Nobody (USA / Japan, 2021) is the second feature by russian filmmaker Ilya Naishuller, author of the POV stravaganzza called Hardcore Henry (2015). Nobody is no less exorbitant: written by the exalted Derek Kolstad (the John Wick franchise, The Falcon and The Winter Soldier TV series) and starring an extremely volatile Bob Odenkirk, this movie is a highly corrosive parody of right-wing vengeance flicks (Charles Bronson’s Death Wish, Chuck Norris’ The Delta Force, among many other lowbrow classics of the 70s and 80s mainly).

It is also an unforgiving satire of these movies’ target audience: middle-class middle-aged white heterossexual cis resentful men. It’s been quite a while the motion picture industry didn’t present us such high level irony: perhaps, ever since Paul Verhoeven’s Starship Troopers (1997). It goes without saying that the satire, here, doesn’t have the purpose of any kind of political transformation at all, not even inside the film industry. Power structures have long since learned to incorporate a certain amount of dissent in order to maintain themselves more ventilated.

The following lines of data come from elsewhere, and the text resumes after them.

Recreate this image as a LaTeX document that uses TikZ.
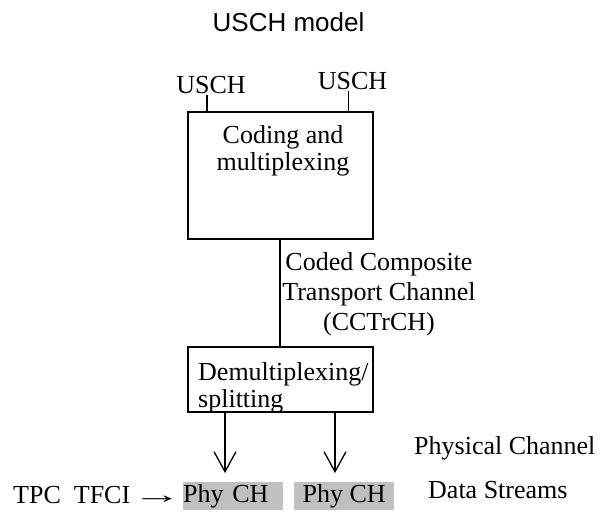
\documentclass[tikz,border=0pt]{standalone}
\usepackage{fontspec}
\setmainfont{Liberation Serif}
\newfontfamily\titlefont{Liberation Sans}
\usetikzlibrary{arrows.meta}
\begin{document}
\begin{tikzpicture}[x=1pt,y=-1pt,
  txt/.style={inner sep=0pt, font=\fontsize{26}{27}\selectfont},
  box/.style={draw, line width=1.3pt, inner sep=0pt},
  wire/.style={line width=1.3pt},
  arr/.style={line width=1.3pt, -{Straight Barb[length=20pt,width=22pt,line width=1.3pt]}},
  phy/.style={fill={rgb,255:red,192;green,192;blue,192}, inner sep=0pt, minimum width=100pt, minimum height=28pt, font=\fontsize{26}{27}\selectfont}]
\useasboundingbox (0,0) rectangle (611,515);

\node[txt, font=\titlefont\fontsize{26}{27}\selectfont, anchor=base] (title) at (288.5,31) {USCH model};

\node[box, minimum width=185pt, minimum height=127pt] (cm) at (280.5,175.5) {};
\node[txt, align=center, anchor=base] (cmt) at (283,170) {Coding and\\multiplexing};

\node[txt, anchor=base, inner ysep=2pt] (u1) at (211,93) {USCH};
\node[txt, anchor=base, inner ysep=2pt] (u2) at (352.5,89) {USCH};
\draw[wire] ([xshift=-4pt]u1.south) -- ([xshift=-4pt]u1.south |- cm.north);
\draw[wire] ([xshift=-4pt]u2.south) -- ([xshift=-4pt]u2.south |- cm.north);

\node[box, minimum width=185pt, minimum height=65pt] (dm) at (280.5,379.5) {};
\node[txt, align=left, anchor=base west] (dmt) at (198,407) {Demultiplexing/\\splitting};

\draw[wire] ([xshift=-0.5pt]cm.south) -- ([xshift=-0.5pt]cm.south |- dm.north);
\node[txt, align=center, anchor=base, font=\fontsize{26}{30}\selectfont] (cct) at (379,330) {Coded Composite\\Transport Channel\\(CCTrCH)};

\coordinate (a1) at (225,473);
\coordinate (a2) at (335,473);
\draw[arr] (a1 |- dm.south) -- (a1);
\draw[arr] (a2 |- dm.south) -- (a2);

\node[phy, text width=100pt, align=left, anchor=north west] (p1) at (183,482) {Phy CH};
\node[phy, anchor=north west] (p2) at (294,482) {Phy CH};

\node[txt, anchor=base west] (tpc) at (13,503) {TPC\ \ TFCI};
\node[txt, anchor=base east] (to) at (182,503) {\scalebox{1.9}[1]{→}};

\node[txt, anchor=base west] (pc) at (414,454) {Physical Channel};
\node[txt, anchor=base west] (ds) at (428,498) {Data Streams};
\end{tikzpicture}
\end{document}
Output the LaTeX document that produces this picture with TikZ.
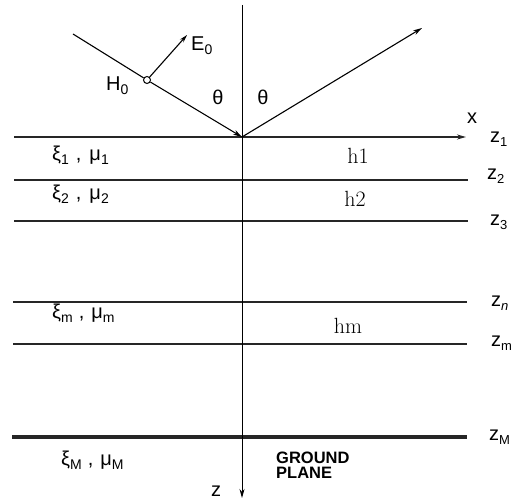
\documentclass[tikz,border=0pt]{standalone}
\usepackage{fix-cm}
\usepackage{fontspec}
\newfontfamily\lab{Liberation Sans}
\usetikzlibrary{arrows.meta}
\newcommand{\zl}[1]{{\lab z\raisebox{-4pt}{\fontsize{13}{13}\selectfont #1}}}
\newcommand{\sbs}[1]{\raisebox{-4pt}{\fontsize{14}{14}\selectfont #1}}
\begin{document}
\begin{tikzpicture}[x=1pt,y=-1pt,
  layer/.style={line width=1.3pt,black!85},
  axis/.style={line width=0.9pt},
  sanslab/.style={font=\lab\fontsize{20}{20}\selectfont,inner sep=0pt},
  greek/.style={font=\lab\fontsize{20}{20}\selectfont,inner sep=0pt},
  serlab/.style={font=\fontsize{22}{22}\selectfont,inner sep=0pt},
  tip/.style={-{Stealth[length=9pt,width=5pt]}}]
\useasboundingbox (0,0) rectangle (518,502);
% coordinates
\coordinate (O) at (242,137);
\coordinate (ztop) at (242,5);
\coordinate (zbot) at (242,498);
\coordinate (inc) at (73,34);
\coordinate (refl) at (422,28);
\coordinate (eend) at (187,35);
% layers
\coordinate (l1) at (14,137); \coordinate (r1) at (466,137);
\coordinate (l2) at (14,180); \coordinate (r2) at (468,180);
\coordinate (l3) at (14,221); \coordinate (r3) at (468,221);
\coordinate (ln) at (13,302); \coordinate (rn) at (467,302);
\coordinate (lm) at (13,344); \coordinate (rm) at (467,344);
\coordinate (lM) at (12,437); \coordinate (rM) at (467,437);
\draw[layer,tip] (l1) -- (r1);
\draw[layer] (l2) -- (r2);
\draw[layer] (l3) -- (r3);
\draw[layer] (ln) -- (rn);
\draw[layer] (lm) -- (rm);
\draw[line width=3.6pt,black!85] (lM) -- (rM);
% z axis
\draw[axis,tip] (ztop) -- (zbot);
% rays
\node[circle,draw,line width=1pt,fill=white,minimum size=7pt,inner sep=0pt] (H) at (147,80) {};
\draw[line width=1.1pt] (inc) -- (H);
\draw[line width=1.1pt,tip] (H) -- (O);
\draw[line width=1.1pt,tip] (O) -- (refl);
\draw[line width=1.1pt,-{Stealth[length=8pt,width=4.5pt]}] (H) -- (eend);
% labels
\node[sanslab,anchor=west] (E0) at (191,46) {E\sbs{0}};
\node[sanslab,anchor=west] (H0) at (106,86) {H\sbs{0}};
\node[greek] (th1) at (218,97) {θ};
\node[greek] (th2) at (263,97) {θ};
\node[sanslab] (xl) at (472,118) {x};
\node[sanslab,anchor=west] (z1) at (490,139) {\zl{1}};
\node[sanslab,anchor=west] (z2) at (487,176) {\zl{2}};
\node[sanslab,anchor=west] (z3) at (490,222) {\zl{3}};
\node[sanslab,anchor=west] (zn) at (491,303) {\zl{\itshape n}};
\node[sanslab,anchor=west] (zm) at (491,343) {\zl{m}};
\node[sanslab,anchor=west] (zM) at (489,437) {\zl{M}};
\node[serlab] (h1) at (358,156) {h1};
\node[serlab] (h2) at (355,199) {h2};
\node[serlab] (hm) at (348,326) {hm};
\node[greek,anchor=west] (m1) at (52,155) {ξ\sbs{1}\hspace{7pt},\hspace{8pt}μ\sbs{1}};
\node[greek,anchor=west] (m2) at (52,194) {ξ\sbs{2}\hspace{7pt},\hspace{8pt}μ\sbs{2}};
\node[greek,anchor=west] (mm) at (52,313) {ξ\sbs{m}\hspace{6pt},\hspace{7pt}μ\sbs{m}};
\node[greek,anchor=west] (mM) at (61,460) {ξ\sbs{M}\hspace{6pt},\hspace{7pt}μ\sbs{M}};
\node[font=\lab\bfseries\fontsize{16.5}{16}\selectfont,align=left,anchor=north west,inner sep=0pt] (gp) at (276,452) {GROUND\\[-1pt]PLANE};
\node[sanslab] (zl) at (216,491) {z};
\end{tikzpicture}
\end{document}
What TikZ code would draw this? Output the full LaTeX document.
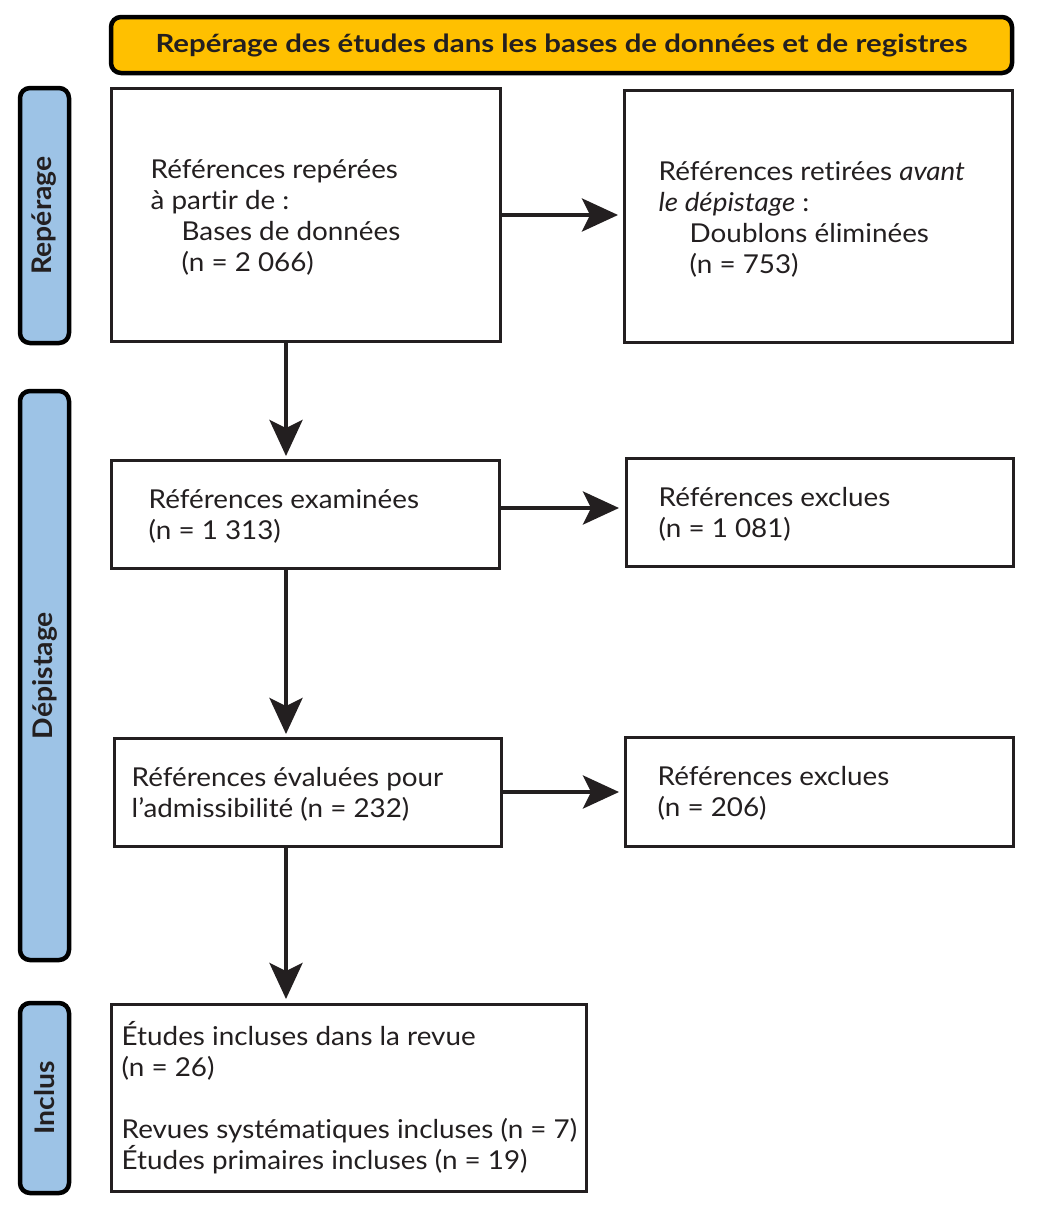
\documentclass[tikz,border=0pt]{standalone}
\usepackage{fontspec}
\setmainfont[FakeStretch=1.07,Ligatures={NoCommon}]{Lato}
\newfontfamily\hdrfont[FakeStretch=1.175,Ligatures={NoCommon}]{Lato}
\newfontfamily\sidefont[FakeStretch=1.05,Ligatures={NoCommon}]{Lato}
\usetikzlibrary{arrows.meta}
\definecolor{hdr}{HTML}{FFC000}
\definecolor{side}{HTML}{9DC3E6}
\definecolor{ink}{HTML}{231F20}
\tikzset{
  box/.style={draw=ink, line width=3pt, fill=white, inner sep=0pt},
  sidebox/.style={draw=black, line width=4.5pt, fill=side, rounded corners=10pt, inner sep=0pt, minimum width=49pt},
  sidelbl/.style={rotate=90, font=\sidefont\fontsize{27}{30}\selectfont\bfseries, text=ink},
  txt/.style={align=left, anchor=west, inner sep=0pt, font=\fontsize{26}{31}\selectfont, text=ink},
  arr/.style={draw=ink, line width=4pt, -{Stealth[length=36pt,width=33pt,inset=8pt]}}
}
\newcommand{\ind}{\hspace*{31pt}}
\begin{document}
\begin{tikzpicture}[x=1pt,y=-1pt]
\useasboundingbox (0,0) rectangle (1042,1208);
% header
\node[draw=black, line width=4.5pt, fill=hdr, rounded corners=10pt, minimum width=901pt, minimum height=56pt, font=\hdrfont\fontsize{25}{28}\selectfont\bfseries, text=ink] (hd) at (561.5,45) {Repérage des études dans les bases de données et de registres};
% side boxes
\node[sidebox, minimum height=255pt] (s1) at (44.5,215.5) {};
\node[sidelbl] (l1) at (s1.center) {Repérage};
\node[sidebox, minimum height=569pt] (s2) at (44.5,675.5) {};
\node[sidelbl] (l2) at (s2.center) {Dépistage};
\node[sidebox, minimum height=190pt] (s3) at (44.5,1098) {};
\node[sidelbl] (l3) at (s3.center) {Inclus};
% boxes
\node[box, minimum width=389pt, minimum height=253pt] (b1) at (305.5,214.5) {};
\node[txt] (t1) at ([xshift=41pt,yshift=-3pt]b1.west) {Références repérées\\à partir de :\\\ind Bases de données\\\ind (n = 2 066)};
\node[box, minimum width=388pt, minimum height=252pt] (b2) at (818,216) {};
\node[txt] (t2) at ([xshift=36pt,yshift=-3pt]b2.west) {Références retirées \textit{avant}\\\textit{le dépistage} :\\\ind Doublons éliminées\\\ind (n = 753)};
\node[box, minimum width=388pt, minimum height=108pt] (b3) at (305,514) {};
\node[txt] (t3) at ([xshift=39pt,yshift=-2pt]b3.west) {Références examinées\\(n = 1 313)};
\node[box, minimum width=387pt, minimum height=108pt] (b4) at (819.5,512) {};
\node[txt] (t4) at ([xshift=34pt,yshift=-2pt]b4.west) {Références exclues\\(n = 1 081)};
\node[box, minimum width=387pt, minimum height=108pt] (b5) at (307.5,792) {};
\node[txt] (t5) at ([xshift=19pt,yshift=-2pt]b5.west) {Références évaluées pour\\l’admissibilité (n = 232)};
\node[box, minimum width=388pt, minimum height=109pt] (b6) at (819,791.5) {};
\node[txt] (t6) at ([xshift=34pt,yshift=-2pt]b6.west) {Références exclues\\(n = 206)};
\node[box, minimum width=475pt, minimum height=187pt] (b7) at (348.5,1097.5) {};
\node[txt] (t7) at ([xshift=12pt,yshift=0pt]b7.west) {Études incluses dans la revue\\(n = 26)\\[31pt]Revues systématiques incluses (n = 7)\\Études primaires incluses (n = 19)};
% arrows
\coordinate (e1) at (618,215);
\draw[arr] (b1.east |- e1) -- (e1);
\coordinate (d1a) at (286,341);
\coordinate (d1b) at (286,456);
\draw[arr] (d1a) -- (d1b);
\coordinate (e2) at (619,508);
\draw[arr] (b3.east |- e2) -- (e2);
\coordinate (d2a) at (286,568);
\coordinate (d2b) at (286,734);
\draw[arr] (d2a) -- (d2b);
\coordinate (e3) at (619,792);
\draw[arr] (b5.east |- e3) -- (e3);
\coordinate (d3a) at (286,846);
\coordinate (d3b) at (286,999);
\draw[arr] (d3a) -- (d3b);
\end{tikzpicture}
\end{document}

Nevertheless, Nobody‘s fine satire is still an interesting experience for the viewer (the target audience probably won’t get it). There are at least two great cinematic moments in the movie. The first is in the introduction to the main character, when we take a peek at his daily routine: Hutch Mansell (Bob Odenkirk) is a typical representative of the petty-bourgeoisie, gliding over family, work and life, completely lost in the alienation and crumbling of the individual transformed into mass that characterize modern societies. He is the “man without qualities” in Robert Musil’s eponymous novel (1930).

On a given morning, we see him arrive at the office where we know he has been working for many long years. The camera that accompanies him passes then in front of a wall where there are hanging portraits of all the “employees of the month”, like trophies, a common display in many companies. But we see no portrait of Mr. Mansell. It is a pure visual way of telling a story, following the most classic example of Alfred Hitchcock’s Rear Window (1954), when we are introducted to James Stewart’s character.

The other memorable moment takes place also in the first act, when some Hutch’s neighbor, a petty male specimen who drives a classic white Dodge Challenger (the same as seen on Vanishing Point) and has an evident psychoanalytic problem of compensation, tries to emasculate Mr. Mansell for not reacting to a couple of burglars who had just tresspassed his home the night before. This is the highest moment of Nobody, mercilessly mocking the average male citizen that suffers from Charles Bronson complex.

We wouldn’t normally expect or even believe that Bob Odenkirk’s dad bod would be capable of James Bond’s stunts, and here lies the fine humor of Derek Kolstad: it is a ficcional story, which we follow through exclusively thanks to our capacity for suspension of disbelief. Hutch Mansell can do almost literally anything, as John Wick, Charles Bronson or Chuck Norris can. But you, my sad friend, can’t. Because you are not them. Because they simply don’t exist, they can’t exist, at least not in this Universe, with its deterrent laws of physics.

All this ficcional characters are as credible as the demi-god Achilles, the Superman from Krypton or the chivalric Amadís de Gaula. They bring us a lot of fun, that’s right. But it would be best if we didn’t take them more seriously than our children’s plays. Anyway, Naishuller’s new feature is not the post-modern Don Quixote de La Mancha, but cracks a few good jokes along the way.